Emmanuel Macron, le candidat à la présidentielle d’En Marche, a profité d’un voyage de deux jours en Algérie pour répondre à un journaliste de la chaîne privée Echorouk News. Au cours de l’entretien, le candidat a affirmé qu’il fallait clôturer le deuil de la guerre d’Algérie, ajoutant : « Pour cela, il faut avoir le courage de dire les choses et de ne céder à aucune simplification. La colonisation a entraîné la négation du peuple algérien. Cela a provoqué une guerre qui n’est pas digne de la France. » Macron est allé jusqu’à affirmer clairement : « La colonisation est un crime, un crime contre l’Humanité, qui fait partie de l’Histoire de France, une vraie barbarie que nous devons regarder en face en présentant nos excuses. »

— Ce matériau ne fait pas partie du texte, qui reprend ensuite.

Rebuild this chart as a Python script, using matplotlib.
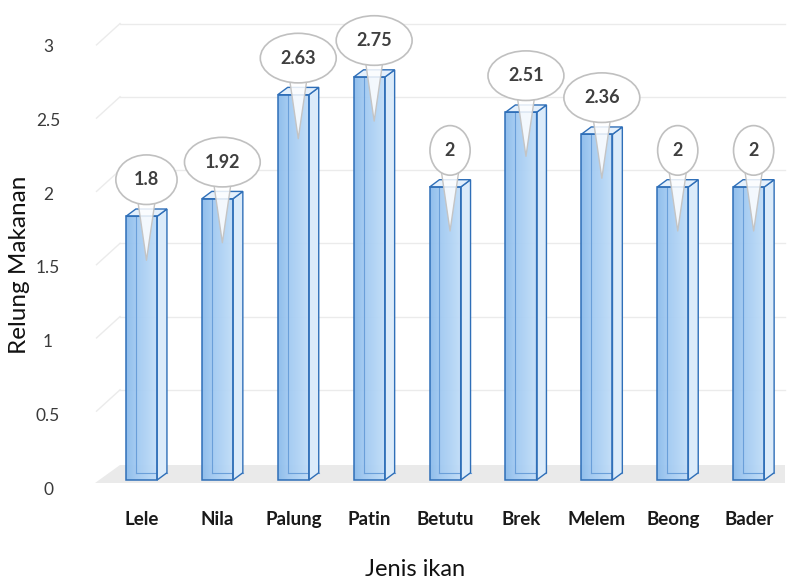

Aussi, je remercie et salue Emmanuel Macron qui, le premier, plus de 50 ans après la fin de la guerre d’Algérie, ose enfin regarder la vérité en face, reconnaissant que la France a asservi un peuple, conduisant en partie à son massacre, à son humiliation. Certains diront qu’il y en a assez de la repentance, mais comme le dit Macron, comment faire le deuil du passé si les hommes et femmes politiques contemporains le nient, souhaitent effacer des blessures si profondes pourtant dans le cœur des Algériens ? Il est un devoir que de se rappeler, que de faire exister la mémoire afin d’en tirer des leçons, afin de permettre à la plaie de se panser.
« La colonisation était bien une guerre »
D’autres encore taxeront d’opportuniste la position d’un Macron en quête des voix des populations maghrébines issus de l’immigration, mais Macron, il faut le reconnaître, quelle que soit sa motivation, a su poser des mots forts et assumer une position de vérité face à l’Histoire dans une démarche honnête et diplomatiquement intelligente, n’imposant pas, comme un Fillon ou une Le Pen, des versions déformées de l’Histoire, imposant une culture reconstruite et mensongère, traduisant des positions idéologiquement orientées et partisanes.
D’autres encore, diront que la notion de « crime contre l’Humanité » évoquée est inappropriée, cherchant encore à minimiser les désastres de la colonisation, et pourtant, cette notion n’est pas absurde : tout d’abord, elle permet enfin de mesurer la gravité des conséquences de la colonisation française en Algérie (et ailleurs). Et, la colonisation était bien une guerre : guerre de conquêtes, guerre coloniale qui s’illustrait en tant que guerre totale. En effet, une militarisation du territoire et du rapport à la population était menée, abolissant la distinction entre civil et militaire, la terre devenant aussi le potentiel champ de bataille; l’Algérie était un terrain de chasse.
De plus, doit-on rappeler que les populations furent parfois soumises à des travaux forcés dévastateurs, à des tortures, et ce, sans motifs délictueux ? Nous pouvons aussi rappeler le massacre de Sétif, Guelma et Kherrata, du 8 mai 1945 qui dura, causa la mort d’entre 35 000 et 40 000 personnes, impliquant toutes les forces armées, ainsi que des milices coloniales. Les Algériens ne devinrent pas des citoyens français, mais avant tout des sujets français. Et la nuance est de taille ! Emmanuel Macron a enfin reconnu cette abomination, rendant la France digne en la faisant regarder son passé avec lucidité et en disant enfin pardon à une Algérie qui l’attendait depuis trop longtemps.